--- start ---

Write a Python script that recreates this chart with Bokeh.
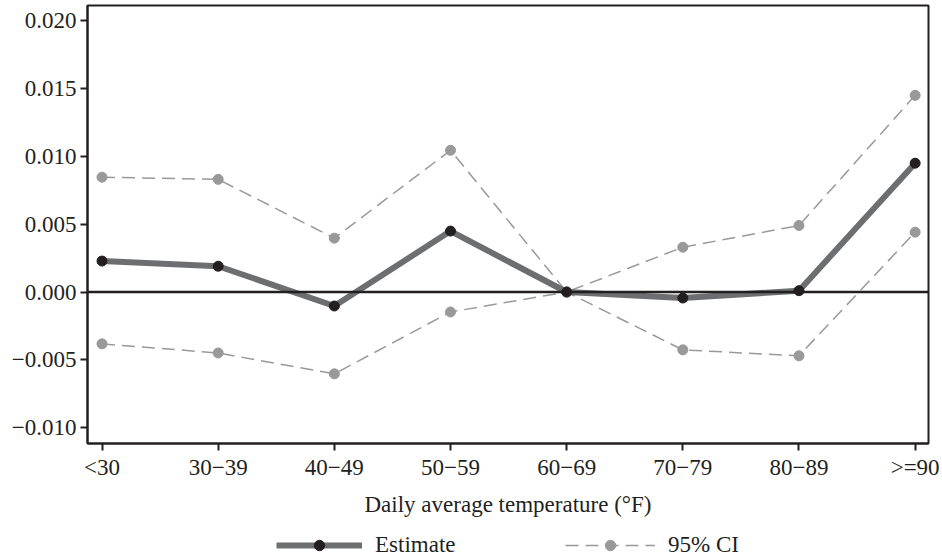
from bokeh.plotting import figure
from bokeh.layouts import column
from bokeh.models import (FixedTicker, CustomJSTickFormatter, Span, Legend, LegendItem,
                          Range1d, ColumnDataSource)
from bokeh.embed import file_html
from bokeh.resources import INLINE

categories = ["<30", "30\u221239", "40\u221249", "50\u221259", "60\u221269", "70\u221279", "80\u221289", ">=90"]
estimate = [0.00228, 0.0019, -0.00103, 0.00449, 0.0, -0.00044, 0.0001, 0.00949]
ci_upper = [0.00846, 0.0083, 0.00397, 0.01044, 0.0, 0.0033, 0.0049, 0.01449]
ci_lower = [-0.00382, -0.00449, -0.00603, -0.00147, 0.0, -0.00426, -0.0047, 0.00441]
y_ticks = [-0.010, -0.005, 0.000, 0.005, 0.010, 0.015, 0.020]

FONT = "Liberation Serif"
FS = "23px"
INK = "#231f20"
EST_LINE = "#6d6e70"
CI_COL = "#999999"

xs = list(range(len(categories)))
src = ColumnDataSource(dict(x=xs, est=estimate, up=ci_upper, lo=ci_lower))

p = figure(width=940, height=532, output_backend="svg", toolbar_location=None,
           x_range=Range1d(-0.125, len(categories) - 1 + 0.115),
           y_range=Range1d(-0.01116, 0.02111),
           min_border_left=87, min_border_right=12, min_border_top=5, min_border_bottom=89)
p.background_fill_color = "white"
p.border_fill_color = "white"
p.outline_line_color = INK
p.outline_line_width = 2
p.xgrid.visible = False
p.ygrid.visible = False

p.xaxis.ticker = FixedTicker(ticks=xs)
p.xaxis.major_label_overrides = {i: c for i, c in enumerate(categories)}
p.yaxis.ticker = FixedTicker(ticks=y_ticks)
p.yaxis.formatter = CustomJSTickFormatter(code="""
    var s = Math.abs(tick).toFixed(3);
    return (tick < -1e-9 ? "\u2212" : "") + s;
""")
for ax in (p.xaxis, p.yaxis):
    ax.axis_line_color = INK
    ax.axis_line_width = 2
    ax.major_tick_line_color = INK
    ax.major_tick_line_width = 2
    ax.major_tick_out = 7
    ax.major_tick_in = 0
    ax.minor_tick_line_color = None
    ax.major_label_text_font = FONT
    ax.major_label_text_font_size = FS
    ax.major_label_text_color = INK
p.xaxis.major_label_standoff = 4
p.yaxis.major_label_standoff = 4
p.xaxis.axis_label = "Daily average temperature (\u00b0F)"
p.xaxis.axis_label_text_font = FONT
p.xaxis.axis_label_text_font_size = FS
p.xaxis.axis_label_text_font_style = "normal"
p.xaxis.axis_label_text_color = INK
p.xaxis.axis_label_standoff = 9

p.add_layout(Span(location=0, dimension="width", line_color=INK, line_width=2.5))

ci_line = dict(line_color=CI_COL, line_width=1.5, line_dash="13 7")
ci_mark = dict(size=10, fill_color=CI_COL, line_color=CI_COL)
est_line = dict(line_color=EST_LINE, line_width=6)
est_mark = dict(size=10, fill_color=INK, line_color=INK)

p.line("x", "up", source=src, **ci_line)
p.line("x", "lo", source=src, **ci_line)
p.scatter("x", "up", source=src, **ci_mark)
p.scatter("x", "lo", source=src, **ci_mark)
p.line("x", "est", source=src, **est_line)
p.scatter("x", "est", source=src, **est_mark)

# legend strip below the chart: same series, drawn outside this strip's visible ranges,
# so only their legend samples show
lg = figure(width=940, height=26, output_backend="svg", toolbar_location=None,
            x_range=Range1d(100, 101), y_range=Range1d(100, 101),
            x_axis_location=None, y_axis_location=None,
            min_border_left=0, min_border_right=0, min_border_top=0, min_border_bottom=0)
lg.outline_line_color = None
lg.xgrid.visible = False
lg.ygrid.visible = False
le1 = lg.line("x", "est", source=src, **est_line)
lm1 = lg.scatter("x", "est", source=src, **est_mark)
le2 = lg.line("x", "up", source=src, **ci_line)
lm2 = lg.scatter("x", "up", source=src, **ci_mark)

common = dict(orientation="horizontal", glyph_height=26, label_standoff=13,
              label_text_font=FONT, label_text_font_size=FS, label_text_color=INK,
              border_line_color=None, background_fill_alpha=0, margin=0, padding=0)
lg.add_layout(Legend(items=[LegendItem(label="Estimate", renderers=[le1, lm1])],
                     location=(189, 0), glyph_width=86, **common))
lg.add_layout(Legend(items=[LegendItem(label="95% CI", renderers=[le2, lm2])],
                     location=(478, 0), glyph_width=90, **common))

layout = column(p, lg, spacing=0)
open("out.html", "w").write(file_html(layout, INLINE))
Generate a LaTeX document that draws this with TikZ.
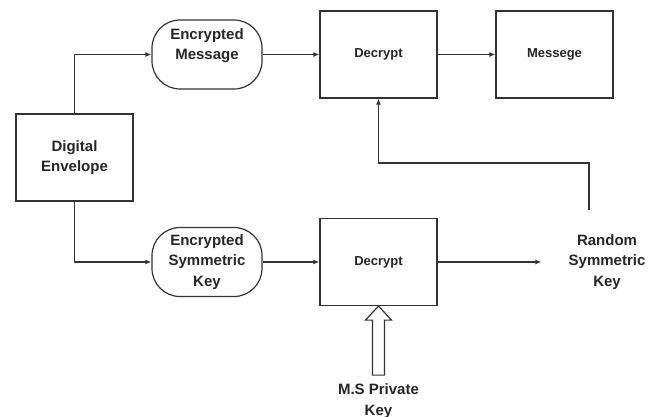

--- end ---

Can you retype every record above exactly, leaving out the pictures?

Full solution =>
Write a Python script that recreates this chart with Bokeh.
from bokeh.plotting import figure
from bokeh.layouts import column
from bokeh.models import (FixedTicker, CustomJSTickFormatter, Span, Legend, LegendItem,
                          Range1d, ColumnDataSource)
from bokeh.embed import file_html
from bokeh.resources import INLINE

categories = ["<30", "30\u221239", "40\u221249", "50\u221259", "60\u221269", "70\u221279", "80\u221289", ">=90"]
estimate = [0.00228, 0.0019, -0.00103, 0.00449, 0.0, -0.00044, 0.0001, 0.00949]
ci_upper = [0.00846, 0.0083, 0.00397, 0.01044, 0.0, 0.0033, 0.0049, 0.01449]
ci_lower = [-0.00382, -0.00449, -0.00603, -0.00147, 0.0, -0.00426, -0.0047, 0.00441]
y_ticks = [-0.010, -0.005, 0.000, 0.005, 0.010, 0.015, 0.020]

FONT = "Liberation Serif"
FS = "23px"
INK = "#231f20"
EST_LINE = "#6d6e70"
CI_COL = "#999999"

xs = list(range(len(categories)))
src = ColumnDataSource(dict(x=xs, est=estimate, up=ci_upper, lo=ci_lower))

p = figure(width=940, height=532, output_backend="svg", toolbar_location=None,
           x_range=Range1d(-0.125, len(categories) - 1 + 0.115),
           y_range=Range1d(-0.01116, 0.02111),
           min_border_left=87, min_border_right=12, min_border_top=5, min_border_bottom=89)
p.background_fill_color = "white"
p.border_fill_color = "white"
p.outline_line_color = INK
p.outline_line_width = 2
p.xgrid.visible = False
p.ygrid.visible = False

p.xaxis.ticker = FixedTicker(ticks=xs)
p.xaxis.major_label_overrides = {i: c for i, c in enumerate(categories)}
p.yaxis.ticker = FixedTicker(ticks=y_ticks)
p.yaxis.formatter = CustomJSTickFormatter(code="""
    var s = Math.abs(tick).toFixed(3);
    return (tick < -1e-9 ? "\u2212" : "") + s;
""")
for ax in (p.xaxis, p.yaxis):
    ax.axis_line_color = INK
    ax.axis_line_width = 2
    ax.major_tick_line_color = INK
    ax.major_tick_line_width = 2
    ax.major_tick_out = 7
    ax.major_tick_in = 0
    ax.minor_tick_line_color = None
    ax.major_label_text_font = FONT
    ax.major_label_text_font_size = FS
    ax.major_label_text_color = INK
p.xaxis.major_label_standoff = 4
p.yaxis.major_label_standoff = 4
p.xaxis.axis_label = "Daily average temperature (\u00b0F)"
p.xaxis.axis_label_text_font = FONT
p.xaxis.axis_label_text_font_size = FS
p.xaxis.axis_label_text_font_style = "normal"
p.xaxis.axis_label_text_color = INK
p.xaxis.axis_label_standoff = 9

p.add_layout(Span(location=0, dimension="width", line_color=INK, line_width=2.5))

ci_line = dict(line_color=CI_COL, line_width=1.5, line_dash="13 7")
ci_mark = dict(size=10, fill_color=CI_COL, line_color=CI_COL)
est_line = dict(line_color=EST_LINE, line_width=6)
est_mark = dict(size=10, fill_color=INK, line_color=INK)

p.line("x", "up", source=src, **ci_line)
p.line("x", "lo", source=src, **ci_line)
p.scatter("x", "up", source=src, **ci_mark)
p.scatter("x", "lo", source=src, **ci_mark)
p.line("x", "est", source=src, **est_line)
p.scatter("x", "est", source=src, **est_mark)

# legend strip below the chart: same series, drawn outside this strip's visible ranges,
# so only their legend samples show
lg = figure(width=940, height=26, output_backend="svg", toolbar_location=None,
            x_range=Range1d(100, 101), y_range=Range1d(100, 101),
            x_axis_location=None, y_axis_location=None,
            min_border_left=0, min_border_right=0, min_border_top=0, min_border_bottom=0)
lg.outline_line_color = None
lg.xgrid.visible = False
lg.ygrid.visible = False
le1 = lg.line("x", "est", source=src, **est_line)
lm1 = lg.scatter("x", "est", source=src, **est_mark)
le2 = lg.line("x", "up", source=src, **ci_line)
lm2 = lg.scatter("x", "up", source=src, **ci_mark)

common = dict(orientation="horizontal", glyph_height=26, label_standoff=13,
              label_text_font=FONT, label_text_font_size=FS, label_text_color=INK,
              border_line_color=None, background_fill_alpha=0, margin=0, padding=0)
lg.add_layout(Legend(items=[LegendItem(label="Estimate", renderers=[le1, lm1])],
                     location=(189, 0), glyph_width=86, **common))
lg.add_layout(Legend(items=[LegendItem(label="95% CI", renderers=[le2, lm2])],
                     location=(478, 0), glyph_width=90, **common))

layout = column(p, lg, spacing=0)
open("out.html", "w").write(file_html(layout, INLINE))
Generate a LaTeX document that draws this with TikZ.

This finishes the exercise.